Give all of the lines again exactly as they read.

--- Start of Dataset extract ---

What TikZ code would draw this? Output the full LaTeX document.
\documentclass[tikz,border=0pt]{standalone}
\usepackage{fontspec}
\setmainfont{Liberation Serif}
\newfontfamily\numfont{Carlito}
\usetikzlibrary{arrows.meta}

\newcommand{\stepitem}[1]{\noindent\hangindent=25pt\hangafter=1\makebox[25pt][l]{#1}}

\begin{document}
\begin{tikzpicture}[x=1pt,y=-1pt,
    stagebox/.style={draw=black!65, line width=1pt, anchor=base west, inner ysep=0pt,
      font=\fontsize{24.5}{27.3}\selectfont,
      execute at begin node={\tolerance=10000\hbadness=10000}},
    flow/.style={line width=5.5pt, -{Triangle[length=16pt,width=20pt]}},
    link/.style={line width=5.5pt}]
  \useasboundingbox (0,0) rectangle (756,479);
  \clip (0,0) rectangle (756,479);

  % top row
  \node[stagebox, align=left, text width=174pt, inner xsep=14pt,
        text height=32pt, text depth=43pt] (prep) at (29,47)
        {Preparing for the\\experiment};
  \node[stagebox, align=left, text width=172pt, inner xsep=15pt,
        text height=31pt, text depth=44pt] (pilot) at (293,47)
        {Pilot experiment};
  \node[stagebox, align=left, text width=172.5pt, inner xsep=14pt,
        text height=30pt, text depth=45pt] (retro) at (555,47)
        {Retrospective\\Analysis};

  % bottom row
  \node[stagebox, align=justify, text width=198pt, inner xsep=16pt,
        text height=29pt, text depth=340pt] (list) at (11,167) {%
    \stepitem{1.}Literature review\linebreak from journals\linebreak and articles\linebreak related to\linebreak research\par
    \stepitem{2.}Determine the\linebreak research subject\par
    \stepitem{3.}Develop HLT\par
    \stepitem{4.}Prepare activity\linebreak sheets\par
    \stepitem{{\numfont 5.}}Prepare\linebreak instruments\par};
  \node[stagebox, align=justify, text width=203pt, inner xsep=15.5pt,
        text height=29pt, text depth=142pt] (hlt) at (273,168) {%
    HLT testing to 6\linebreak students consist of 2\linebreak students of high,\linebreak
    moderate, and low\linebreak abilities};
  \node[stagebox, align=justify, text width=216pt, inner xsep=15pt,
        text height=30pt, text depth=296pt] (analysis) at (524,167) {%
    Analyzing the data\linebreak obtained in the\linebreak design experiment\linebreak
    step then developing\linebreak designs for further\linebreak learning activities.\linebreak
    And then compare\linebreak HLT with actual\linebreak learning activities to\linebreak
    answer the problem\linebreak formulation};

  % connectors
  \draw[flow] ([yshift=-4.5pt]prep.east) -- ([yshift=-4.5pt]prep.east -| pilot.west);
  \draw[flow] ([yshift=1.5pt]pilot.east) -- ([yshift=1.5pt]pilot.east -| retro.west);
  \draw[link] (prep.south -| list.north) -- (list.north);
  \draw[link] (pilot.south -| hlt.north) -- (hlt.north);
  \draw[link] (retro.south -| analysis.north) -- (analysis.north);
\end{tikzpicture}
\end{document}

--- End of Dataset extract ---

▶ [In response]
What TikZ code would draw this? Output the full LaTeX document.
\documentclass[tikz,border=0pt]{standalone}
\usepackage{fontspec}
\setmainfont{Liberation Serif}
\newfontfamily\numfont{Carlito}
\usetikzlibrary{arrows.meta}

\newcommand{\stepitem}[1]{\noindent\hangindent=25pt\hangafter=1\makebox[25pt][l]{#1}}

\begin{document}
\begin{tikzpicture}[x=1pt,y=-1pt,
    stagebox/.style={draw=black!65, line width=1pt, anchor=base west, inner ysep=0pt,
      font=\fontsize{24.5}{27.3}\selectfont,
      execute at begin node={\tolerance=10000\hbadness=10000}},
    flow/.style={line width=5.5pt, -{Triangle[length=16pt,width=20pt]}},
    link/.style={line width=5.5pt}]
  \useasboundingbox (0,0) rectangle (756,479);
  \clip (0,0) rectangle (756,479);

  % top row
  \node[stagebox, align=left, text width=174pt, inner xsep=14pt,
        text height=32pt, text depth=43pt] (prep) at (29,47)
        {Preparing for the\\experiment};
  \node[stagebox, align=left, text width=172pt, inner xsep=15pt,
        text height=31pt, text depth=44pt] (pilot) at (293,47)
        {Pilot experiment};
  \node[stagebox, align=left, text width=172.5pt, inner xsep=14pt,
        text height=30pt, text depth=45pt] (retro) at (555,47)
        {Retrospective\\Analysis};

  % bottom row
  \node[stagebox, align=justify, text width=198pt, inner xsep=16pt,
        text height=29pt, text depth=340pt] (list) at (11,167) {%
    \stepitem{1.}Literature review\linebreak from journals\linebreak and articles\linebreak related to\linebreak research\par
    \stepitem{2.}Determine the\linebreak research subject\par
    \stepitem{3.}Develop HLT\par
    \stepitem{4.}Prepare activity\linebreak sheets\par
    \stepitem{{\numfont 5.}}Prepare\linebreak instruments\par};
  \node[stagebox, align=justify, text width=203pt, inner xsep=15.5pt,
        text height=29pt, text depth=142pt] (hlt) at (273,168) {%
    HLT testing to 6\linebreak students consist of 2\linebreak students of high,\linebreak
    moderate, and low\linebreak abilities};
  \node[stagebox, align=justify, text width=216pt, inner xsep=15pt,
        text height=30pt, text depth=296pt] (analysis) at (524,167) {%
    Analyzing the data\linebreak obtained in the\linebreak design experiment\linebreak
    step then developing\linebreak designs for further\linebreak learning activities.\linebreak
    And then compare\linebreak HLT with actual\linebreak learning activities to\linebreak
    answer the problem\linebreak formulation};

  % connectors
  \draw[flow] ([yshift=-4.5pt]prep.east) -- ([yshift=-4.5pt]prep.east -| pilot.west);
  \draw[flow] ([yshift=1.5pt]pilot.east) -- ([yshift=1.5pt]pilot.east -| retro.west);
  \draw[link] (prep.south -| list.north) -- (list.north);
  \draw[link] (pilot.south -| hlt.north) -- (hlt.north);
  \draw[link] (retro.south -| analysis.north) -- (analysis.north);
\end{tikzpicture}
\end{document}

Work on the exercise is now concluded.